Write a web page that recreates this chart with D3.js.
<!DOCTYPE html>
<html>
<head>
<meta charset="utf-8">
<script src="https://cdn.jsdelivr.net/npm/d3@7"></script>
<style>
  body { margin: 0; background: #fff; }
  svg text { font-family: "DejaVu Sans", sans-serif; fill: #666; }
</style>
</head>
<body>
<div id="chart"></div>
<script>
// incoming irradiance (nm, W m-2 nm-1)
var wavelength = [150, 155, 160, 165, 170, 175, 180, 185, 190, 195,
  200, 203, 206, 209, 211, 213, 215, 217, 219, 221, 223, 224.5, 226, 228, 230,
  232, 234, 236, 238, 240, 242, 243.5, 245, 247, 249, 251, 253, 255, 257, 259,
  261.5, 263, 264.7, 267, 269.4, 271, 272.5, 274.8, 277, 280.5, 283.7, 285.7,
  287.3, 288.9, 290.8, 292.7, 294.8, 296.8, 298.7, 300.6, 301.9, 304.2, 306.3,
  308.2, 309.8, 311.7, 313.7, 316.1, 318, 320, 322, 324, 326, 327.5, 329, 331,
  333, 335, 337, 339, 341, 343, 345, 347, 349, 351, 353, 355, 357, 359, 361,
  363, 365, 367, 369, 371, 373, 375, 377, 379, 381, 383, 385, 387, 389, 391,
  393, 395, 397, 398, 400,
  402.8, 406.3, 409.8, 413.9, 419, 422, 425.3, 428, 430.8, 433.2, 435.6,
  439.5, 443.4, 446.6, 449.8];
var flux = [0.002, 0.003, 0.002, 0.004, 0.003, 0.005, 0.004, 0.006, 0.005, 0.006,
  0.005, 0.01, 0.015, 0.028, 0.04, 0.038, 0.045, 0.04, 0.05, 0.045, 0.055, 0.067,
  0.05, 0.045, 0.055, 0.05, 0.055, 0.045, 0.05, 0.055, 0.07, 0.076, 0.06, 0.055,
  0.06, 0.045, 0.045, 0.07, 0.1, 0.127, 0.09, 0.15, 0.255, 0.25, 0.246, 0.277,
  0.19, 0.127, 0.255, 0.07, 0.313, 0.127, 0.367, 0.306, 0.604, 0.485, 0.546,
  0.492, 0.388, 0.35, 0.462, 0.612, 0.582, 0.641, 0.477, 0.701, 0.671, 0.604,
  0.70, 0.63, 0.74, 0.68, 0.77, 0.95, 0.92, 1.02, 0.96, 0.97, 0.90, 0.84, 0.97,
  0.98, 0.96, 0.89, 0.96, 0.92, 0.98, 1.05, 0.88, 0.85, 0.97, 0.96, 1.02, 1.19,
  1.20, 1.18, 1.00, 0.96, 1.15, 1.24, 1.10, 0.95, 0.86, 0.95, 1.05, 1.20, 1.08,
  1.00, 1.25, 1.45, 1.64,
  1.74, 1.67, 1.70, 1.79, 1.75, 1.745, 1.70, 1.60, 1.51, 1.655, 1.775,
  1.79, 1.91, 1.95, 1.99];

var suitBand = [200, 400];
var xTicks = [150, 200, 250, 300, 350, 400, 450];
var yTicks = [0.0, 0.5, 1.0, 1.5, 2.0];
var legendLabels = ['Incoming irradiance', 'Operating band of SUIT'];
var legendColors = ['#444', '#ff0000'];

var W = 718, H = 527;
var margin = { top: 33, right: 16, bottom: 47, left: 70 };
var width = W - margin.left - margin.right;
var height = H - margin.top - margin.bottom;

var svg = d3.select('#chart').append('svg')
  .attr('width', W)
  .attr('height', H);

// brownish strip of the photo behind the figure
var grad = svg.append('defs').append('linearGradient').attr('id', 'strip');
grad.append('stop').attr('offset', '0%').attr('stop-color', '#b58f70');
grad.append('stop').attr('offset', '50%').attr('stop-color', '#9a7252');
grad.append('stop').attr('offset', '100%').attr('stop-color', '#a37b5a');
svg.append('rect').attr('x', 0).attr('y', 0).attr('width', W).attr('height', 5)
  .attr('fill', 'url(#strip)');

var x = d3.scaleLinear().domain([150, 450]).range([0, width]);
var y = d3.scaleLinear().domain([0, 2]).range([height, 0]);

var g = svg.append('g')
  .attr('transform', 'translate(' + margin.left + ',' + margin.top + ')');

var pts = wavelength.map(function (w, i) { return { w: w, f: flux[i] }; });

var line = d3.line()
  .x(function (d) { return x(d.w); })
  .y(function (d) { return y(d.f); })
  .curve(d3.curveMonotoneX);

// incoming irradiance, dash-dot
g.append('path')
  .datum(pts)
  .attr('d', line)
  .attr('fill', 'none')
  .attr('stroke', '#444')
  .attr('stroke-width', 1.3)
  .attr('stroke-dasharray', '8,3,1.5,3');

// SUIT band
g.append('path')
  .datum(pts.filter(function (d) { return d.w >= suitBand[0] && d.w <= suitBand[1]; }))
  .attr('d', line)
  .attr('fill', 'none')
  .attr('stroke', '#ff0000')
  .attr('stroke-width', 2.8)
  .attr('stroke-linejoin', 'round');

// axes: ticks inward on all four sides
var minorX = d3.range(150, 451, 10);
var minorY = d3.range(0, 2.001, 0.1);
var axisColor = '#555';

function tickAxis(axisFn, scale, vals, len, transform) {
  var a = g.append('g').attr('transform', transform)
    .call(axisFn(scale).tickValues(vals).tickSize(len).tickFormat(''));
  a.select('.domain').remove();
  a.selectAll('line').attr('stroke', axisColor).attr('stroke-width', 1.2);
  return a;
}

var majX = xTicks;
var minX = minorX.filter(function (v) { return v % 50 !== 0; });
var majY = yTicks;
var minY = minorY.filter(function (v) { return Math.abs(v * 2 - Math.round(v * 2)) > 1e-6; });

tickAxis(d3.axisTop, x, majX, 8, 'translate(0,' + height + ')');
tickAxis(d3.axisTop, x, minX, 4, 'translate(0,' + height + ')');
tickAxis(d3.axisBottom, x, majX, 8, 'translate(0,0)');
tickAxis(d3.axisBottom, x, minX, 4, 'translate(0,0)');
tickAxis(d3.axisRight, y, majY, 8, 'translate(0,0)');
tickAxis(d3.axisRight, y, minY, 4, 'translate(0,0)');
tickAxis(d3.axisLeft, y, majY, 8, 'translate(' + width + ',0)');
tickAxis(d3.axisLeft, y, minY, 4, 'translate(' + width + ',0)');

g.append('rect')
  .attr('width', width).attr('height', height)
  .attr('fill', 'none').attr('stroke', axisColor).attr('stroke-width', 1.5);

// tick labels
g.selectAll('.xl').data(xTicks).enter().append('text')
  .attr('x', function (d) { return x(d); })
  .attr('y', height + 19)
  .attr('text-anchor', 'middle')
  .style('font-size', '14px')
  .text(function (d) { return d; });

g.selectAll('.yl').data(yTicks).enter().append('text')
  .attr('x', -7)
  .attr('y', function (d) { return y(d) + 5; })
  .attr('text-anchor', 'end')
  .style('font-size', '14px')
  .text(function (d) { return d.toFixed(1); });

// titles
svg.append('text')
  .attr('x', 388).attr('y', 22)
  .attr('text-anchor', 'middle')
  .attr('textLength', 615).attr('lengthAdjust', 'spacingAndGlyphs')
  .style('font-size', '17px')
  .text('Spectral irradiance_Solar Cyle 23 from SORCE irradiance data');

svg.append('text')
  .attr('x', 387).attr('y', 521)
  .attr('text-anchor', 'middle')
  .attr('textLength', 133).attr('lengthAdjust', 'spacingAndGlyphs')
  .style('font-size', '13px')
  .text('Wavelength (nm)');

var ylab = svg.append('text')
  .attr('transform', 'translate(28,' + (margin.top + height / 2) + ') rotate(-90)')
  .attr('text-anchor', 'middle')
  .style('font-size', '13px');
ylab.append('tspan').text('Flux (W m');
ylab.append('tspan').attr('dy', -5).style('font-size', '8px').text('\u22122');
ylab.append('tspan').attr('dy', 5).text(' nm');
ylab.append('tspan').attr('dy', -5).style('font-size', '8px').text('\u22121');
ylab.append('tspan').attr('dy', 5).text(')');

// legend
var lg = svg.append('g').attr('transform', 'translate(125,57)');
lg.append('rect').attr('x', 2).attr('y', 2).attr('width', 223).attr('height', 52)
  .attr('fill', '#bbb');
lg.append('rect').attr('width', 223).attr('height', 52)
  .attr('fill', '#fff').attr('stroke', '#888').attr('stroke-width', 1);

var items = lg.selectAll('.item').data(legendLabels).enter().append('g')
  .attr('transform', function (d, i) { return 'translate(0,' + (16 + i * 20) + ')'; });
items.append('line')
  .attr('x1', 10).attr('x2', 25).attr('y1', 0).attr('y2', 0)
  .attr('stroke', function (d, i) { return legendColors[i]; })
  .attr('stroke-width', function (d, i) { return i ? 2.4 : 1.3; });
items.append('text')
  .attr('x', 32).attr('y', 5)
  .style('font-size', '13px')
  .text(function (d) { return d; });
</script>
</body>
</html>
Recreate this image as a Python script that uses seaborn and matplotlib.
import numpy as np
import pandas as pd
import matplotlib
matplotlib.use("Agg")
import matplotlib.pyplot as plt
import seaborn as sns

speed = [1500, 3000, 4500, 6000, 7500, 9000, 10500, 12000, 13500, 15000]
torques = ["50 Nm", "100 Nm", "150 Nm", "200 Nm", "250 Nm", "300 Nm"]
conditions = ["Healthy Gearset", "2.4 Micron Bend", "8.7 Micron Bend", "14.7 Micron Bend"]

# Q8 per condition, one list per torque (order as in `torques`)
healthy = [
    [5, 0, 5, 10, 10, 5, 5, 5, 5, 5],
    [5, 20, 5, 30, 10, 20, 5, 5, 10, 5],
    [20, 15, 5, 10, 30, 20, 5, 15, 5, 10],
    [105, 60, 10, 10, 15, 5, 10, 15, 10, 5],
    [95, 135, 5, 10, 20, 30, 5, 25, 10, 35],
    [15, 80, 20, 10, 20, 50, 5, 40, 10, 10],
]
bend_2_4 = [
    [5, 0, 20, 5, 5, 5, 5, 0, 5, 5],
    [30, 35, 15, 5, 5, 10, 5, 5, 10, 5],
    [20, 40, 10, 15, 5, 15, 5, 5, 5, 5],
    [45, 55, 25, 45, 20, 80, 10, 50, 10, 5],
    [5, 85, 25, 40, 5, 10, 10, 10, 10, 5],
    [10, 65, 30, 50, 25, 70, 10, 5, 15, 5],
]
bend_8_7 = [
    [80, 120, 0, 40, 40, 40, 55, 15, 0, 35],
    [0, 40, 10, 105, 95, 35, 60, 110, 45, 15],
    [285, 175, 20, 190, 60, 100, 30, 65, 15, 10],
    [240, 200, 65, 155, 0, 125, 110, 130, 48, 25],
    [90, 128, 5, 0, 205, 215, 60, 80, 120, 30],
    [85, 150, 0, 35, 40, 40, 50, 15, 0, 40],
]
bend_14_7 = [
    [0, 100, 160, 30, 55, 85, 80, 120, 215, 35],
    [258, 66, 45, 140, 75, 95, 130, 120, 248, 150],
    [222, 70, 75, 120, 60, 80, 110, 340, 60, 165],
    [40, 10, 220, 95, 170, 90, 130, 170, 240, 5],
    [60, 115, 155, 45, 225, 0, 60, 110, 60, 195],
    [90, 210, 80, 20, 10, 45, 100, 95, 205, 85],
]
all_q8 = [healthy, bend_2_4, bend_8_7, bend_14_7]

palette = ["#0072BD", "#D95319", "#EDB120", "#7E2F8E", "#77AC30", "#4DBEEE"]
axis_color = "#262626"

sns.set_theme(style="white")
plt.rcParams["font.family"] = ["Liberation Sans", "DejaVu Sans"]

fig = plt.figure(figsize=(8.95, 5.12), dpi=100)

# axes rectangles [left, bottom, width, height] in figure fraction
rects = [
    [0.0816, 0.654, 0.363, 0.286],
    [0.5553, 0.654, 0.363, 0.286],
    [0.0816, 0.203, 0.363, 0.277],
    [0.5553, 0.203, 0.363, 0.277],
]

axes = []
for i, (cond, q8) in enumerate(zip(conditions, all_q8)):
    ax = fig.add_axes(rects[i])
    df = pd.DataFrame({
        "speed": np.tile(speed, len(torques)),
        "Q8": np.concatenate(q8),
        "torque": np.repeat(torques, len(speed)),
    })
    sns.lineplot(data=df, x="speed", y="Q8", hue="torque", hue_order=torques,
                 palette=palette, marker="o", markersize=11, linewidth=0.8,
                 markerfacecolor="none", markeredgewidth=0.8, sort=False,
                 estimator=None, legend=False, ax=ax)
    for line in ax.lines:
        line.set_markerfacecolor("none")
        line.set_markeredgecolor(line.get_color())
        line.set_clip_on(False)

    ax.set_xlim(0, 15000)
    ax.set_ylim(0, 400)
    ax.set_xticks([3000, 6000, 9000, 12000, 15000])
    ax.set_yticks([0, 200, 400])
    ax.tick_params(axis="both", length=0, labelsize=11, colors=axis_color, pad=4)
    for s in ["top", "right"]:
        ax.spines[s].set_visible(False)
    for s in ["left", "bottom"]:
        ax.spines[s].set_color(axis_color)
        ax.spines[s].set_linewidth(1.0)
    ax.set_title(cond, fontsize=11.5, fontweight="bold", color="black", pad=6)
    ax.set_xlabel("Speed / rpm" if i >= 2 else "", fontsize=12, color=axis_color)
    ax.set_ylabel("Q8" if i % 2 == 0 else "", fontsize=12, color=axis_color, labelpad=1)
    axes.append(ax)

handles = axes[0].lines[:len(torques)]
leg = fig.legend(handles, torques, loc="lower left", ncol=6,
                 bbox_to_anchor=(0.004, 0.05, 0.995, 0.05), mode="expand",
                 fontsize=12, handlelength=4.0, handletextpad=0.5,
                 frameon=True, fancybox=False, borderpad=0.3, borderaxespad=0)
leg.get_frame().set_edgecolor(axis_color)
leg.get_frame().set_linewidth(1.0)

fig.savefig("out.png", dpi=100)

- _AIM OF THE EXERCISE_
Return each line among the entries that holds the word "script".

- _SOLUTION_
<script src="https://cdn.jsdelivr.net/npm/d3@7"></script>
<script>
</script>
Recreate this image as a Python script that uses seaborn and matplotlib.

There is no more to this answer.